India is the world’s largest market by population, one of the fastest-growing digital economies, and an increasingly critical testing ground for enterprise AI adoption. If India adopts the system as proposed, every AI developer operating in the country would face predictable royalty obligations but also gain unrestricted access to rich, culturally diverse datasets. Companies may ultimately accept that trade-off if it provides legal certainty missing in Western markets. But royalty payments could reshape cost structures, especially for large-scale model training that depends on vast, continuously updated datasets.

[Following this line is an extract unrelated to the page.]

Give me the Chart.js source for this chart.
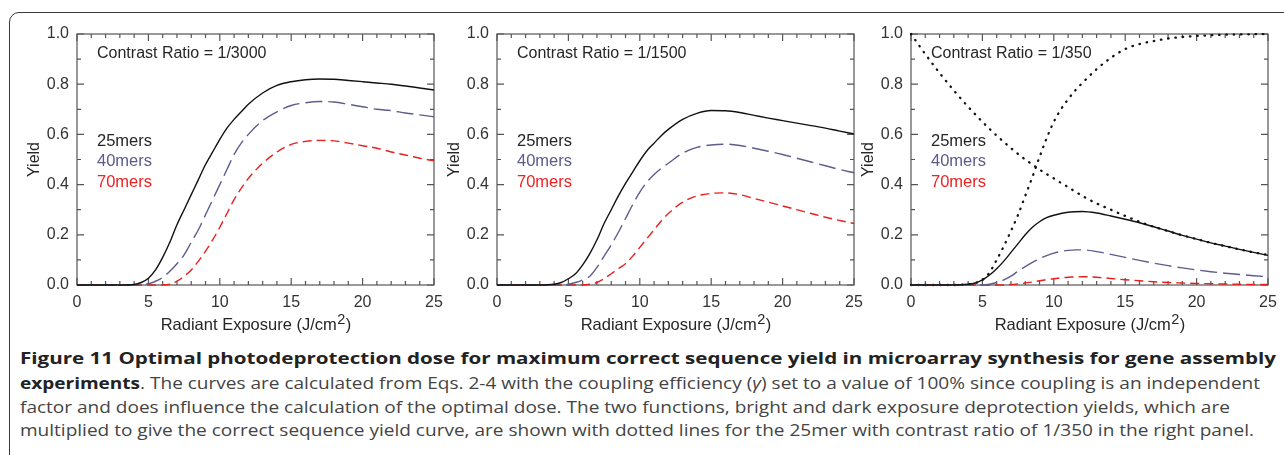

For creators, the proposal marks a rare moment when regulatory momentum sits squarely on their side. Indian courts are already reviewing cases that test whether training violates copyright law. A Delhi High Court case brought by ANI against OpenAI has pushed judges to interrogate whether training itself counts as reproduction. Globally, similar lawsuits are moving through U.S. federal courts and European jurisdictions. India’s framework would bypass years of legal uncertainty by requiring compensation up front.

The political momentum behind the plan reflects India’s ambitions to regulate AI on its own terms rather than follow frameworks built in Washington or Brussels. The country sees AI as a strategic economic pillar and appears intent on designing a copyright system that reflects the size of its creative industries and the scale of its digital markets.

The government has opened the proposal for public consultation, giving companies and stakeholders 30 days to submit comments. After reviewing submissions, the committee will finalize its recommendations before the framework advances through the government.

India’s move sets up a dramatic global test case. If implemented, its system could become a template for other emerging markets with large creator communities but limited bargaining power against Big Tech. It could pressure Western regulators to accelerate their own debates. It could force companies like OpenAI, Google, and Microsoft to operate with new royalty liabilities in one of the world’s most consequential markets.

Or it could spark the industry to mount an aggressive pushback phase, warning that a licensing-heavy regime would slow innovation and limit India’s competitiveness.

Either way, India has just injected one of the boldest, most far-reaching proposals yet into the debate over who gets paid in the age of AI.